KORAISHUTIR KOCHURI:A seasonal speciality, this is a puri stuffed with the freshest winter peas. But it’s not that simple. The peas are first blitzed with green chillies (some people still do this on a sheel-nora, or stone grinder). Mustard oil is heated and spiked with asafoetida. To this are added red chilli powder, ginger paste and sugar and salt to taste, followed by the pea purée. The mixture is cooked till it can be formed into small balls. Once the mixture cools down, it’s flavoured with bhuna (dry-roasted) garam masala powder (dried red chilies, cumin, cinnamon, green cardamom and cloves). The dough is made with refined flour, refined oil and salt. Most households make koraishutir kochuri like luchi, soft and pale in colour. But there is a khasta version also, with a crunchy outer layer. This is achieved by deep-frying the puri on low heat. The kochuris are paired with potato curry. But they are good on their own too, with a cup of Darjeeling tea. And, of course, you can’t stop at one.

PATISHAPTA:This is a kind of crepe stuffed with khoya. A not too thin or thick batter is made of refined flour, a little bit of milk, water and patali/nolen gur. In a separate bowl, the khoya is mixed with sugar/nolen gur and crushed green cardamoms and formed into small rolls. Pour a ladle of the batter on a non-stick griddle, and, when bubbles start to form, place the khoya roll in the centre. Roll the pancake and put ghee all around so that the pancake is cooked and slightly browned. These keep for four-five days and can be had as a snack any time of the day.

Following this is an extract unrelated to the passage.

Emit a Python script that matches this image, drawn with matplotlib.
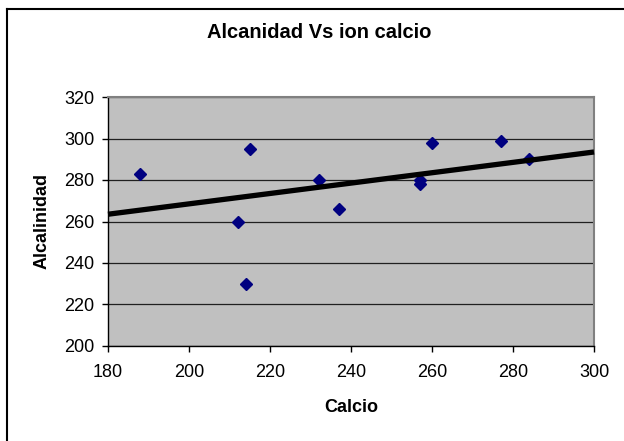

‘Koraishutir kochuri’. Photo: Alamy 
‘Koraishutir kochuri’. Photo: Alamy 

PATALI GUR-ER PAYESH: Essentially, rice pudding, but Bengalis use the fragrant gobindo bhog rice, which is also used for making ghee bhaat (a kind of pulao). The rice is washed and cooked in milk on low flame. You keep stirring the mixture and adding milk. When the rice softens, patali gur is added. The mixture is cooked till the desired consistency is achieved. It can be had both warm or chilled—after dinner, lunch or in between. I prefer the thick creamy version, where the mixture coats the spoon. And yes, it tastes better than kheer.

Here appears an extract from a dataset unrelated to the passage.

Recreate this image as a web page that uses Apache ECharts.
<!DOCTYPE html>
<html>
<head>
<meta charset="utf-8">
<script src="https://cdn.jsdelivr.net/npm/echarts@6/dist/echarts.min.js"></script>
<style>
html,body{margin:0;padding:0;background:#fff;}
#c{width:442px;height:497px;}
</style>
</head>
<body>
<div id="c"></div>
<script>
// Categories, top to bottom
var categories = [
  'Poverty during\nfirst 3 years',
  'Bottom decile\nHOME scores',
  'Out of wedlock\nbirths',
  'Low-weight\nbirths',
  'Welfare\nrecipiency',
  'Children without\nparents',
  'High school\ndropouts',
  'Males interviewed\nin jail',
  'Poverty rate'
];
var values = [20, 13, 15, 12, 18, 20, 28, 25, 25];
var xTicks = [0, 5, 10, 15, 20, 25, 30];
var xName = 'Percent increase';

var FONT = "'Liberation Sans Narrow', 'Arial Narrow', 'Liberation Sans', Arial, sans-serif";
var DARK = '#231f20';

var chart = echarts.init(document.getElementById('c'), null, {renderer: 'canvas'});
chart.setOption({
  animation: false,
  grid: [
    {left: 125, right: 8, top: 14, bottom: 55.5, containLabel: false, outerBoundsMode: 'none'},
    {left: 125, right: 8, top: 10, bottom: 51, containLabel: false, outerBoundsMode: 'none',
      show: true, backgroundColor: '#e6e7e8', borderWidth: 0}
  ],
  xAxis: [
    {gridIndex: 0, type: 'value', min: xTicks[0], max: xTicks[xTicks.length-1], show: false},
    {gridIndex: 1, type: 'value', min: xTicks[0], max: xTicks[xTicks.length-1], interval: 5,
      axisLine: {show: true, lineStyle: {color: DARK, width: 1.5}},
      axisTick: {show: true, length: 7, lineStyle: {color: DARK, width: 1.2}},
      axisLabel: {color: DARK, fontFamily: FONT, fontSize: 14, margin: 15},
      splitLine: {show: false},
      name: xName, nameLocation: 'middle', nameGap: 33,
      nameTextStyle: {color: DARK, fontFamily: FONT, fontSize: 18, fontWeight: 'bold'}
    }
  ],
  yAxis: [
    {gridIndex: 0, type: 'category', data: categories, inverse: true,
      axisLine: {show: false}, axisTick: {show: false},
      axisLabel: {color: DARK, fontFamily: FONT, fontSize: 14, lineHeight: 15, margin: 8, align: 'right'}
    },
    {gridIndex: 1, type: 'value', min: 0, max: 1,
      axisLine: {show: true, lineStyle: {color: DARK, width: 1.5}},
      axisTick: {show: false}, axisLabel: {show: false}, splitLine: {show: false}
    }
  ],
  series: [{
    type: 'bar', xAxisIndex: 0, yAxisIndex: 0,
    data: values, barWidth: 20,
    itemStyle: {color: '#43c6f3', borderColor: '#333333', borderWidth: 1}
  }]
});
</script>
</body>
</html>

KOSHA MANGSHO: Although not technically restricted to winter, this classic mutton dish is far more enjoyable when there’s a nip in the air. Between rogan josh and kosha mangsho, I would opt for the latter, any day. This dish with melt-in-your-mouth meat and a heady aroma is best had with soft luchis, but it is equally delectable with parathas or rice. Here, the meat is marinated in yogurt. Next, whole spices are added to hot oil, followed by sliced onions and ginger-garlic paste. When it turns golden brown, tomatoes, red chili powder and turmeric are added and cooked till the oil separates. Then add the mutton. It is first seared on high flame and then cooked, covered, on low heat till done. The dish gets a final flourish of garam masala powder and ghee. An afternoon siesta is recommended after a sumptuous lunch.

FISH FRY: Again, this can be made all-year round, but just imagine standing next to a hot kadhai (wok) in the stifling heat of summer. And, it’s not a simple recipe—good food needs patience and TLC. Betki fillets are first marinated in lemon juice and salt, then washed and patted dry. Next they are marinated in a paste of ginger, garlic, green chillies, mint, coriander, parsley, black pepper, red chilli powder, a little bit of sugar and salt. The fillets are dipped in egg wash, rolled in breadcrumbs and then deep-fried. Fish fry is best had sizzling hot with evening tea. But then you can have it at any time, as a starter or with vegetable soup for dinner. Bite into a fish fry, and you can see the three distinct layers: the golden crust, the green marinade and the flaky white fish. Also, keep a bottle of kasundi (mustard) handy.

After all this, if you still think something is missing, head to one of the many sweet shops (ask for recommendations from friends/relatives) and feast on nolen gur-er sondesh, especially jalbhara sondesh—split the sweet in half, and see the liquid jaggery ooze out.